Les exportations hors ressources tardent à se substituer au pétrole et au gaz naturel comme moteur du commerce extérieur canadien. C'est une préoccupation de la Banque du Canada, mais c'est aussi une réalité difficile à expliquer. Surtout qu'il y a trois ans et demi maintenant que notre monnaie ne s'échange plus au pair avec le dollar américain.

Parmi les causes de la faible croissance des exportations hors ressources, on mentionne souvent le manque de tonus de l'économie américaine ou les grandes incertitudes à l'échelle mondiale.

On doit ajouter la perte de capacités de production, décimées par la période du huard fort, qui empêche désormais certains segments comme le bois de profiter pleinement de la forte demande.

Il y a enfin un curieux marchandage : s'il est vrai que la faiblesse du huard entraîne une diminution des coûts unitaires de main-d'oeuvre exprimés en dollars américains, elle augmente les coûts d'acquisition de machinerie, d'équipements ou de logiciels, susceptibles de procurer de nouvelles capacités ou des avantages concurrentiels.

Paradoxalement, c'est comme si les exportateurs devaient substituer de l'équipement neuf et performant par des embauches. Cela ressemble à une hérésie économique ou à la tiers-mondialisation du secteur manufacturier canadien ; bref, à rien d'innovant.

Heureusement, la réalité est plus attrayante à l'aune de l'investissement direct étranger (IDE) des entreprises canadiennes.

Une perception répandue veut encore que les IDE nuisent aux exportations canadiennes en délocalisant une partie de la production afin d'en réduire les coûts.

C'est un fait indéniable, confirme Daniel Koldyk, mais ce n'est qu'une partie de l'histoire, et la plus petite de surcroît.

Dans une étude faite pour le compte d'Exportations et développement Canada (EDC), celui qui agit désormais comme conseiller spécial sur la Chine au ministère canadien des Finances, selon son profil Linkedin, réexamine les statistiques du commerce international en proposant un modèle de commerce d'intégration.

Il constate que les revenus des filiales à l'étranger ont progressé plus vite que les exportations des entreprises mères entre 2004 et 2013, au point où leur valeur excédait celle des exportations de marchandises. (Cette période correspond à celle de la montée du huard et de sa parité avec le billet vert.)

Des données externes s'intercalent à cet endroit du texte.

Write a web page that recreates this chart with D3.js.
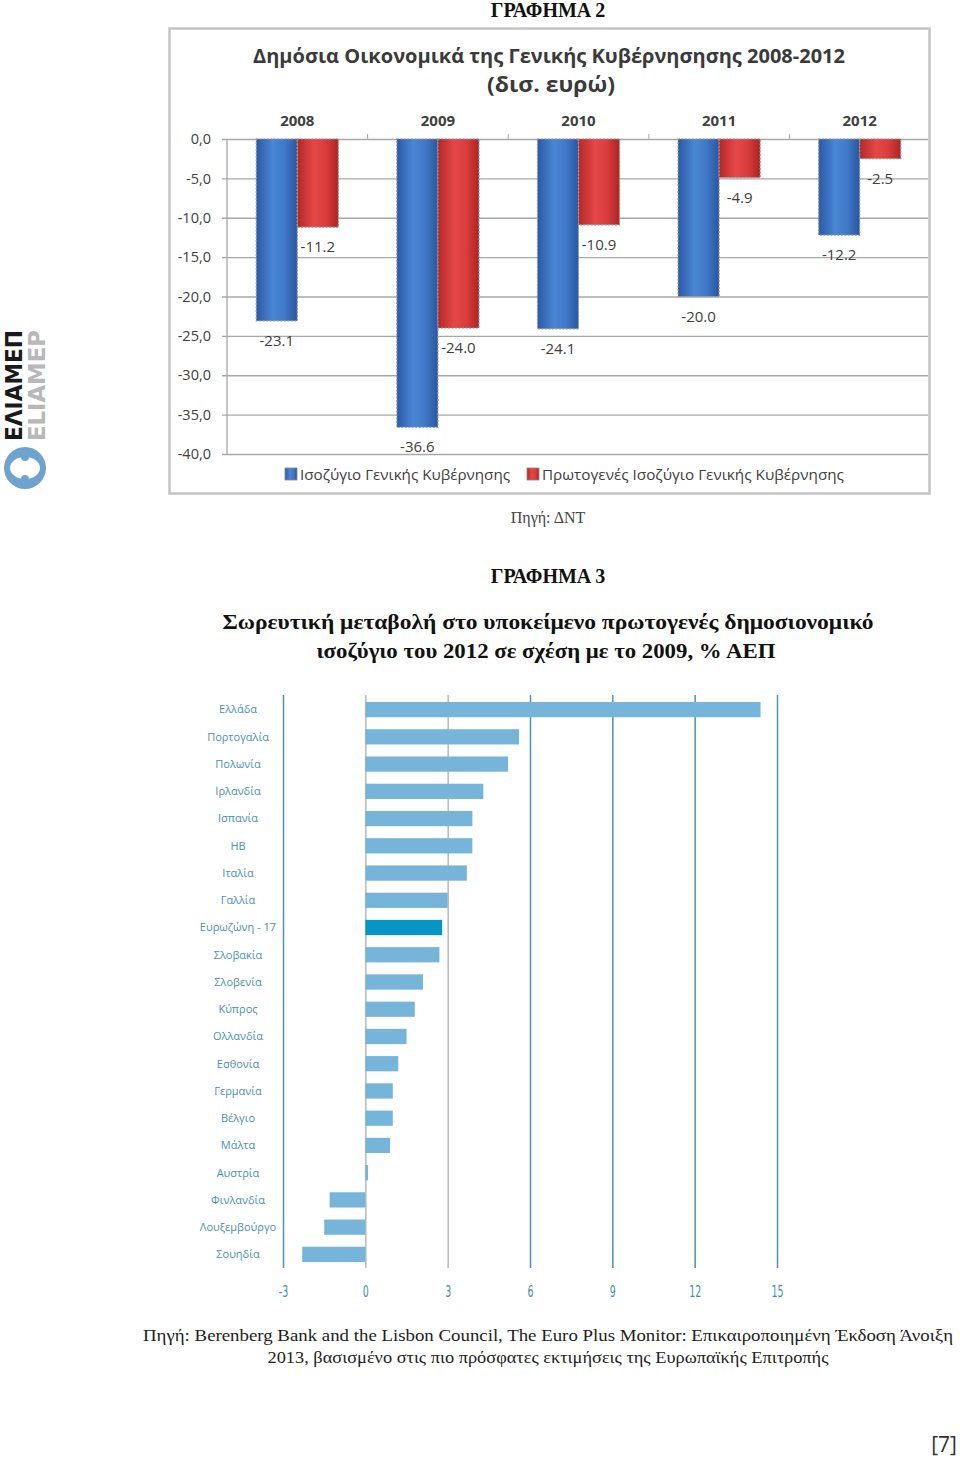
<!DOCTYPE html>
<html><head><meta charset="utf-8">
<script src="https://cdn.jsdelivr.net/npm/d3@7/dist/d3.min.js"></script>
<style>
body{margin:0;background:#fff;}
svg{display:block;}
</style></head>
<body>
<svg id="page" width="960" height="1458"></svg>
<script>
// ---------- DATA ----------
const years = ["2008","2009","2010","2011","2012"];
const generalBalance = [-23.1,-36.6,-24.1,-20.0,-12.2];
const primaryBalance = [-11.2,-24.0,-10.9,-4.9,-2.5];
const seriesNames = ["Ισοζύγιο Γενικής Κυβέρνησης","Πρωτογενές Ισοζύγιο Γενικής Κυβέρνησης"];
const yTicks = [0,-5,-10,-15,-20,-25,-30,-35,-40];

const countries = ["Ελλάδα","Πορτογαλία","Πολωνία","Ιρλανδία","Ισπανία","ΗΒ","Ιταλία","Γαλλία","Ευρωζώνη - 17","Σλοβακία","Σλοβενία","Κύπρος","Ολλανδία","Εσθονία","Γερμανία","Βέλγιο","Μάλτα","Αυστρία","Φινλανδία","Λουξεμβούργο","Σουηδία"];
const changeValues = [14.4,5.6,5.2,4.3,3.9,3.9,3.7,3.0,2.8,2.7,2.1,1.8,1.5,1.2,1.0,1.0,0.9,0.1,-1.3,-1.5,-2.3];
const xTicks = [-3,0,3,6,9,12,15];

// ---------- SETUP ----------
const svg = d3.select("#page");
const loc = d3.formatLocale({decimal:",",thousands:".",grouping:[3],currency:["","€"],minus:"-"});
const locDot = d3.formatLocale({decimal:".",thousands:",",grouping:[3],currency:["$",""],minus:"-"});
const serif = "'Liberation Serif','Times New Roman',serif";
const sans = "'Open Sans','Noto Sans',sans-serif";

// page headings
svg.append("text").attr("x",548).attr("y",17).attr("text-anchor","middle")
  .attr("font-family",serif).attr("font-weight","bold").attr("font-size",20).attr("fill","#111")
  .text("ΓΡΑΦΗΜΑ 2");

// ---------- CHART 1 ----------
const defs = svg.append("defs");
function grad(id, stops){
  const g = defs.append("linearGradient").attr("id",id).attr("x1","0").attr("x2","1").attr("y1","0").attr("y2","0");
  stops.forEach(s=>g.append("stop").attr("offset",s[0]).attr("stop-color",s[1]));
}
grad("gBlue",[["0%","#2a59a6"],["40%","#4a86d3"],["70%","#3f78c6"],["100%","#2a56a0"]]);
grad("gRed",[["0%","#b52727"],["40%","#e54747"],["70%","#d83c3c"],["100%","#ad2424"]]);

const c1 = svg.append("g");
c1.append("rect").attr("x",169.5).attr("y",28.5).attr("width",760).attr("height",465)
  .attr("fill","#fff").attr("stroke","#c4c4c4").attr("stroke-width",2.5);

c1.append("text").attr("x",549).attr("y",63).attr("text-anchor","middle")
  .attr("font-family",sans).attr("font-weight","bold").attr("font-size",20).attr("fill","#3a3a3a")
  .attr("textLength",592).attr("lengthAdjust","spacingAndGlyphs")
  .text("Δημόσια Οικονομικά της Γενικής Κυβέρνησησης 2008-2012");
c1.append("text").attr("x",551).attr("y",92).attr("text-anchor","middle")
  .attr("font-family",sans).attr("font-weight","bold").attr("font-size",21).attr("fill","#3a3a3a")
  .attr("textLength",128).attr("lengthAdjust","spacingAndGlyphs")
  .text("(δισ. ευρώ)");

const y1 = d3.scaleLinear().domain([0,-40]).range([139,454]);
const x0 = d3.scaleBand().domain(years).range([227,930]);
const bw = x0.bandwidth();
const x1 = d3.scaleBand().domain([0,1]).range([bw*0.208, bw*0.792]);

// gridlines + y axis labels
const yAxis = d3.axisLeft(y1).tickValues(yTicks).tickFormat(loc.format(".1f"))
  .tickSize(-(928-227)).tickPadding(16);
const gy = c1.append("g").attr("transform","translate(227,0)").call(yAxis);
gy.select(".domain").remove();
gy.selectAll(".tick line").attr("stroke","#a8a8a8").attr("stroke-width",1.3).attr("x1",-5);
gy.selectAll(".tick text").attr("font-family",sans).attr("font-size",14.5).attr("fill","#404040");
c1.append("line").attr("x1",227).attr("x2",227).attr("y1",y1(0)).attr("y2",y1(-40))
  .attr("stroke","#a8a8a8").attr("stroke-width",1.3);
// small category ticks at zero line
c1.selectAll(".ctick").data(years.slice(1)).join("line")
  .attr("x1",d=>x0(d)).attr("x2",d=>x0(d)).attr("y1",y1(0)-5).attr("y2",y1(0))
  .attr("stroke","#a8a8a8");

// year labels
c1.selectAll(".yr").data(years).join("text")
  .attr("x",d=>x0(d)+bw/2).attr("y",126).attr("text-anchor","middle")
  .attr("font-family",sans).attr("font-weight","bold").attr("font-size",15).attr("fill","#404040")
  .text(d=>d);

const series = [generalBalance, primaryBalance];
const fills = ["url(#gBlue)","url(#gRed)"];
const fmt1 = locDot.format(".1f");
series.forEach((vals,si)=>{
  const g = c1.append("g");
  g.selectAll("rect").data(vals).join("rect")
    .attr("x",(d,i)=>x0(years[i])+x1(si)).attr("width",x1.bandwidth())
    .attr("y",y1(0)).attr("height",d=>y1(d)-y1(0))
    .attr("fill",fills[si]).attr("stroke","#9a9a9a").attr("stroke-width",1.2).attr("stroke-dasharray","2,1.5");
  g.selectAll("text").data(vals).join("text")
    .attr("x",(d,i)=>x0(years[i])+x1(si)+x1.bandwidth()/2).attr("y",d=>y1(d)+25)
    .attr("text-anchor","middle").attr("font-family",sans).attr("font-size",15).attr("fill","#404040")
    .text(d=>fmt1(d));
});

// legend
const legX = [285,527], legW=[210,302];
seriesNames.forEach((n,i)=>{
  c1.append("rect").attr("x",legX[i]).attr("y",468).attr("width",12).attr("height",12)
    .attr("fill",fills[i]).attr("stroke","#8a8a8a").attr("stroke-width",0.8);
  c1.append("text").attr("x",legX[i]+15).attr("y",480).attr("font-family",sans).attr("font-size",15)
    .attr("fill","#404040").attr("textLength",legW[i]).attr("lengthAdjust","spacingAndGlyphs").text(n);
});

svg.append("text").attr("x",548).attr("y",523).attr("text-anchor","middle")
  .attr("font-family",serif).attr("font-size",16).attr("fill","#444").text("Πηγή: ΔΝΤ");

// ---------- CHART 2 ----------
svg.append("text").attr("x",548).attr("y",583).attr("text-anchor","middle")
  .attr("font-family",serif).attr("font-weight","bold").attr("font-size",20).attr("fill","#111")
  .text("ΓΡΑΦΗΜΑ 3");
svg.append("text").attr("x",548).attr("y",629).attr("text-anchor","middle")
  .attr("font-family",serif).attr("font-weight","bold").attr("font-size",20).attr("fill","#111")
  .attr("textLength",651).attr("lengthAdjust","spacingAndGlyphs")
  .text("Σωρευτική μεταβολή στο υποκείμενο πρωτογενές δημοσιονομικό");
svg.append("text").attr("x",546).attr("y",658).attr("text-anchor","middle")
  .attr("font-family",serif).attr("font-weight","bold").attr("font-size",20).attr("fill","#111")
  .attr("textLength",459).attr("lengthAdjust","spacingAndGlyphs")
  .text("ισοζύγιο του 2012 σε σχέση με το 2009, % ΑΕΠ");

const c2 = svg.append("g");
const x2 = d3.scaleLinear().domain([-3,15]).range([283,777]);
const y2 = d3.scaleBand().domain(countries).range([696,1268]).paddingInner(0.44).paddingOuter(0.22);

const xAxis = d3.axisBottom(x2).tickValues(xTicks).tickFormat(locDot.format("d"))
  .tickSize(-(1268-695)).tickPadding(16);
const gx = c2.append("g").attr("transform","translate(0,1268)").call(xAxis);
gx.select(".domain").remove();
gx.selectAll(".tick line").attr("stroke",d=>(d===0||d===3)?"#b4bcc0":"#4f93ad").attr("stroke-width",1.5);
gx.selectAll(".tick text").attr("font-family","'Liberation Sans Narrow','DejaVu Sans Condensed',sans-serif")
  .attr("font-size",15).attr("fill","#3f8fae").attr("transform","scale(0.7,1.1)");

c2.selectAll(".bar").data(changeValues).join("rect")
  .attr("x",d=>x2(Math.min(0,d))).attr("width",d=>Math.abs(x2(d)-x2(0)))
  .attr("y",(d,i)=>y2(countries[i])).attr("height",y2.bandwidth())
  .attr("fill",(d,i)=>countries[i]==="Ευρωζώνη - 17"?"#0795c6":"#76b5d9");

c2.selectAll(".lab").data(countries).join("text")
  .attr("x",238).attr("y",d=>y2(d)+y2.bandwidth()/2).attr("dy","0.35em").attr("text-anchor","middle")
  .attr("font-family",sans).attr("font-size",11).attr("fill","#4a90b8").text(d=>d);

// source
svg.append("text").attr("x",548).attr("y",1341).attr("text-anchor","middle")
  .attr("font-family",serif).attr("font-size",17).attr("fill","#222")
  .attr("textLength",810).attr("lengthAdjust","spacingAndGlyphs")
  .text("Πηγή: Berenberg Bank and the Lisbon Council, The Euro Plus Monitor: Επικαιροποιημένη Έκδοση Άνοιξη");
svg.append("text").attr("x",548).attr("y",1363).attr("text-anchor","middle")
  .attr("font-family",serif).attr("font-size",17).attr("fill","#222")
  .attr("textLength",561).attr("lengthAdjust","spacingAndGlyphs")
  .text("2013, βασισμένο στις πιο πρόσφατες εκτιμήσεις της Ευρωπαϊκής Επιτροπής");

// page number
svg.append("text").attr("x",944).attr("y",1452).attr("text-anchor","middle")
  .attr("font-family",sans).attr("font-size",21).attr("fill","#333").text("[7]");

// logo
const lg = svg.append("g");
lg.append("text").attr("transform","translate(22,441) rotate(-90)")
  .attr("font-family","'DejaVu Sans',sans-serif").attr("font-weight","bold").attr("font-size",23)
  .attr("fill","#1a1a1a").attr("textLength",111).attr("lengthAdjust","spacingAndGlyphs").text("ΕΛΙΑΜΕΠ");
lg.append("text").attr("transform","translate(45,441) rotate(-90)")
  .attr("font-family","'DejaVu Sans',sans-serif").attr("font-weight","bold").attr("font-size",23)
  .attr("fill","#b8b8b8").attr("textLength",111).attr("lengthAdjust","spacingAndGlyphs").text("ELIAMEP");
lg.append("circle").attr("cx",25).attr("cy",468).attr("r",21).attr("fill","#6fa3cf");
lg.append("ellipse").attr("cx",25).attr("cy",468).attr("rx",15).attr("ry",11).attr("fill","#fff");
lg.append("ellipse").attr("cx",25).attr("cy",457).attr("rx",4).attr("ry",4).attr("fill","#6fa3cf");
lg.append("ellipse").attr("cx",25).attr("cy",479).attr("rx",4).attr("ry",4).attr("fill","#6fa3cf");
</script>
</body></html>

L'affaire devient encore plus intéressante quand on examine la production de services. Les filiales ont favorisé l'exportation de services des entreprises mères.

L'augmentation du chiffre d'affaires et des bénéfices grâce aux IDE se vérifie surtout quand l'investissement est offensif, stratégique, plutôt que d'être motivé par la simple volonté de diminuer les coûts de production.

La recherche détruit aussi un autre mythe ; ce ne sont pas des emplois en usines que l'IDE crée à l'étranger puisque ces emplois sont en décroissance un peu partout avec les progrès techniques et la robotisation. Ce sont surtout des emplois dans les services : financiers, professionnels et scientifiques, emplois dans le commerce de gros et de détail ou le transport.

Ces emplois servent l'expansion de l'entreprise mère.

Les données statistiques traquent plutôt mal ces changements qui s'inscrivent dans la participation grandissante des entreprises canadiennes aux chaînes de valeurs globalisées.

EDC a tenté de pallier cette lacune avec un sondage mené auprès de 546 entreprises ayant réalisé un ou plusieurs IDE.

On peut déplorer que le Québec soit faiblement représenté dans l'échantillon (15 % seulement). Néanmoins, les résultats sont étonnants à maints égards. Ainsi, 77 % des IDE se traduisent par la création de filiales exclusives ou sous la mainmise de l'investisseur : ce ne sont pas des coentreprises de sous-traitance.

Sans surprise, les filiales sont concentrées chez les trois premiers clients du Canada : États-Unis, Chine et Royaume-Uni.

Le sondage dégage cinq conclusions : les filiales stimulent l'emploi et les activités commerciales du Canada ; elles permettent de mieux payer leurs employés canadiens ; elles accroissent la capacité concurrentielle ; elles facilitent l'accès à d'autres marchés et favorisent la diversité des échanges commerciaux.

Reste à souhaiter que ces conclusions puissent bientôt être confirmées par des statistiques. La tâche est immense puisqu'elles reposent avant tout sur les données douanières brutes et par les comptes publics nationaux.

D'ici là, il faut encourager des organismes tels EDC à ouvrir leurs bases de données aux chercheurs.